State only the count of lines in the listing below that hold "with".

-- begin --

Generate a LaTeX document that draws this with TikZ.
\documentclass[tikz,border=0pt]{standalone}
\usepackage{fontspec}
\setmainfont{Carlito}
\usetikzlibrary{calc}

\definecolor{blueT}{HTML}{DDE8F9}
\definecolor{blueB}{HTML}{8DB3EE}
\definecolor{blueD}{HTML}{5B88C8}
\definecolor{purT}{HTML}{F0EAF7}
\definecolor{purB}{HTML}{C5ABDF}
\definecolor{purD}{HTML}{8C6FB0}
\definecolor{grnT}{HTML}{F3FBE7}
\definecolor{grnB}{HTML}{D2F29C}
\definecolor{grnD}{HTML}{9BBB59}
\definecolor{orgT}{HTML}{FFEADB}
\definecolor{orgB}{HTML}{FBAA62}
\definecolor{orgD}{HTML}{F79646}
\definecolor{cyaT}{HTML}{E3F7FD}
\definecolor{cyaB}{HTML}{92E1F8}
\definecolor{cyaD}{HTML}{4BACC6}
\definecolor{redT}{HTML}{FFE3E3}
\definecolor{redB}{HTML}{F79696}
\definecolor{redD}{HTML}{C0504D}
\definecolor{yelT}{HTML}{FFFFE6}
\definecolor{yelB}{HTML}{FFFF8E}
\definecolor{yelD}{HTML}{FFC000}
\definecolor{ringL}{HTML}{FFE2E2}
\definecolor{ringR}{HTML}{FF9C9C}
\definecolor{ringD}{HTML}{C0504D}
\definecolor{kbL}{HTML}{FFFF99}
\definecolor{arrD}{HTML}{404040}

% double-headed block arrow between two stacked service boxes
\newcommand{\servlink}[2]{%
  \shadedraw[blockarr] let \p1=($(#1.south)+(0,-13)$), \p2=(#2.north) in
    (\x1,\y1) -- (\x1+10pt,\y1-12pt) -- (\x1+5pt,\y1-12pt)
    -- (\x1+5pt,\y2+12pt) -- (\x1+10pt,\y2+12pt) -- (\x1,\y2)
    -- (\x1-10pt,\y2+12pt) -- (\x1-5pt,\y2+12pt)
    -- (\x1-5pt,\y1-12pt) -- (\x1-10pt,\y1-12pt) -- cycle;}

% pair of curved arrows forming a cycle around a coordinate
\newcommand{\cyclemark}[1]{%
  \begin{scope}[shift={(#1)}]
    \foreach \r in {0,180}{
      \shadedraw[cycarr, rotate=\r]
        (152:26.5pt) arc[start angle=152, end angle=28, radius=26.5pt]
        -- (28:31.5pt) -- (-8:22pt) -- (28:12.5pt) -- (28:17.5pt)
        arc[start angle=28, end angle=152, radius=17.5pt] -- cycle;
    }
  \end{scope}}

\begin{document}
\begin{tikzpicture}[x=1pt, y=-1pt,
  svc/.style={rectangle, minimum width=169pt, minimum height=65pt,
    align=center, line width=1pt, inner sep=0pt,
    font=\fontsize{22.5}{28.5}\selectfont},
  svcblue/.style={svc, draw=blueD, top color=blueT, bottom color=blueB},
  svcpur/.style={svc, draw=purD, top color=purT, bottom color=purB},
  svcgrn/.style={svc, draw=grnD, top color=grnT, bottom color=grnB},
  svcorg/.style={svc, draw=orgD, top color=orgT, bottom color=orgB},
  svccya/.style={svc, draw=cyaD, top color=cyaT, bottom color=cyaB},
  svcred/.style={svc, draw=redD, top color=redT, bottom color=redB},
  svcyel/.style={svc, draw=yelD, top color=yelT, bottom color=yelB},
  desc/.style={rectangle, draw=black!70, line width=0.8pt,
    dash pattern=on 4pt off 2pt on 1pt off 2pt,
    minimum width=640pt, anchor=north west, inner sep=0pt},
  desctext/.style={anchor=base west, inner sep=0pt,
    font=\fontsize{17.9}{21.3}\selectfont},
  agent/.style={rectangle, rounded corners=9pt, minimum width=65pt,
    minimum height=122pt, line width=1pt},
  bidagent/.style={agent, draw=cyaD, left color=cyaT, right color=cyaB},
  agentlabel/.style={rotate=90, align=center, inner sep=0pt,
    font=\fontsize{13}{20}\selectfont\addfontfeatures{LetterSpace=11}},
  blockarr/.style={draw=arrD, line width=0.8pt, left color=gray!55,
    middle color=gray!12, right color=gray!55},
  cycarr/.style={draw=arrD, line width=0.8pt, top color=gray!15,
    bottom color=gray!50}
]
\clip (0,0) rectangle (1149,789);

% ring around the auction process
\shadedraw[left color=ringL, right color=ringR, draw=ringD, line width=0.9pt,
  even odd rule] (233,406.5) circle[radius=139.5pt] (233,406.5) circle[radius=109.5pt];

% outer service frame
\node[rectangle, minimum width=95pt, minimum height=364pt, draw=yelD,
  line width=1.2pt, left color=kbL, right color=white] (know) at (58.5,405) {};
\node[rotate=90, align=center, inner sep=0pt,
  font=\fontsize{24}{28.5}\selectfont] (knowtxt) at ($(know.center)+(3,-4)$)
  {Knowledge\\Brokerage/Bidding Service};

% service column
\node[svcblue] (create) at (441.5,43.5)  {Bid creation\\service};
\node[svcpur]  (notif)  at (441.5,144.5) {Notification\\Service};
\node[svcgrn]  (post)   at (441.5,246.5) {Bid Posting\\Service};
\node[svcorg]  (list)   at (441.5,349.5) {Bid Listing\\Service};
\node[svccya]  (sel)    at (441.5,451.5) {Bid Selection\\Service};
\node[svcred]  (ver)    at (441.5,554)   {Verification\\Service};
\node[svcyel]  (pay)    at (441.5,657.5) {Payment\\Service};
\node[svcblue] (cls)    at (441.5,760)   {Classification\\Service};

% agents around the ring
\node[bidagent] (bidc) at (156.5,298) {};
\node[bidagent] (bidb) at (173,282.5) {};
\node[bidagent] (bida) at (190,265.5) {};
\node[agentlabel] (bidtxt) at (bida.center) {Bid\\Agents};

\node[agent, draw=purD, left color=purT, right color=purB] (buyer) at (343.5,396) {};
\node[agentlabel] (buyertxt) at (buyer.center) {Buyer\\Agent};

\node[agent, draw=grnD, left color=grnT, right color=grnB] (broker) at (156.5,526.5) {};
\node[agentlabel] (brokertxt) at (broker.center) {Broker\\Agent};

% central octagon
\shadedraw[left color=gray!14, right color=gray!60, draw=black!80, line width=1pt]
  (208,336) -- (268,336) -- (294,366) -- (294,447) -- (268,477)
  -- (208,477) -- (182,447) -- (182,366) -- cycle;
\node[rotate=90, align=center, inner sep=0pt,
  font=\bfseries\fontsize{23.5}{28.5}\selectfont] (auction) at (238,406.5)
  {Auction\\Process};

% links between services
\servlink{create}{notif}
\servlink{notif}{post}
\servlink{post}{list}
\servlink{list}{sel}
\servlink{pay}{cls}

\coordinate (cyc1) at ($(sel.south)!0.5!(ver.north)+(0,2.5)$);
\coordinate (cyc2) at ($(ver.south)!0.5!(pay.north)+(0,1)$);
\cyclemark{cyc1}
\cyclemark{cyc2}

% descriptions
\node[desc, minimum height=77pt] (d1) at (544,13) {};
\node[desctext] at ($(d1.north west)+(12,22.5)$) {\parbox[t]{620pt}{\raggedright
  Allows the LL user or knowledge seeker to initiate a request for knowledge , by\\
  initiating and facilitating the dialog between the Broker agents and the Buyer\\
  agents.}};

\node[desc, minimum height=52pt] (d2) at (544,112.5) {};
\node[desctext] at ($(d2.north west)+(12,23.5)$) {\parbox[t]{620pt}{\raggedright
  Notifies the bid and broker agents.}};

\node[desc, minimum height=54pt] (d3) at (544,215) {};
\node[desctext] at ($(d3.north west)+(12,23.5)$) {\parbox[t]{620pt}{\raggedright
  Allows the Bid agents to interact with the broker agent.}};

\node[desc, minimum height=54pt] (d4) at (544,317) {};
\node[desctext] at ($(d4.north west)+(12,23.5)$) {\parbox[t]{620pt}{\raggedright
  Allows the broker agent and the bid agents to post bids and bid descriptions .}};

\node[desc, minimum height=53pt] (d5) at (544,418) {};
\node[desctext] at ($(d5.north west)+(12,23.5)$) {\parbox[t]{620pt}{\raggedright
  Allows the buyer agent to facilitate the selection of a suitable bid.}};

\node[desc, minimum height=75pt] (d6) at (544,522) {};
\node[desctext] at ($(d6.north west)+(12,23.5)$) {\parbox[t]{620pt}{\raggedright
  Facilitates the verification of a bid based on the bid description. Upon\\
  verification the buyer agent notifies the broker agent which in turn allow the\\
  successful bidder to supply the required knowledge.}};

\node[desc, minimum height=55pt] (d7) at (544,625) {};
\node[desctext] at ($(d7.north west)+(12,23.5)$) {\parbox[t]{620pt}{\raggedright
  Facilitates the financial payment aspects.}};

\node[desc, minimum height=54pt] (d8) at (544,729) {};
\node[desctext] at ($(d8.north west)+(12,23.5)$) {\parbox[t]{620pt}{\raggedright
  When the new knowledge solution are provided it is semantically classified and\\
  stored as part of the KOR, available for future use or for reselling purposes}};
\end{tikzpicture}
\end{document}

-- end --

§ Solution
2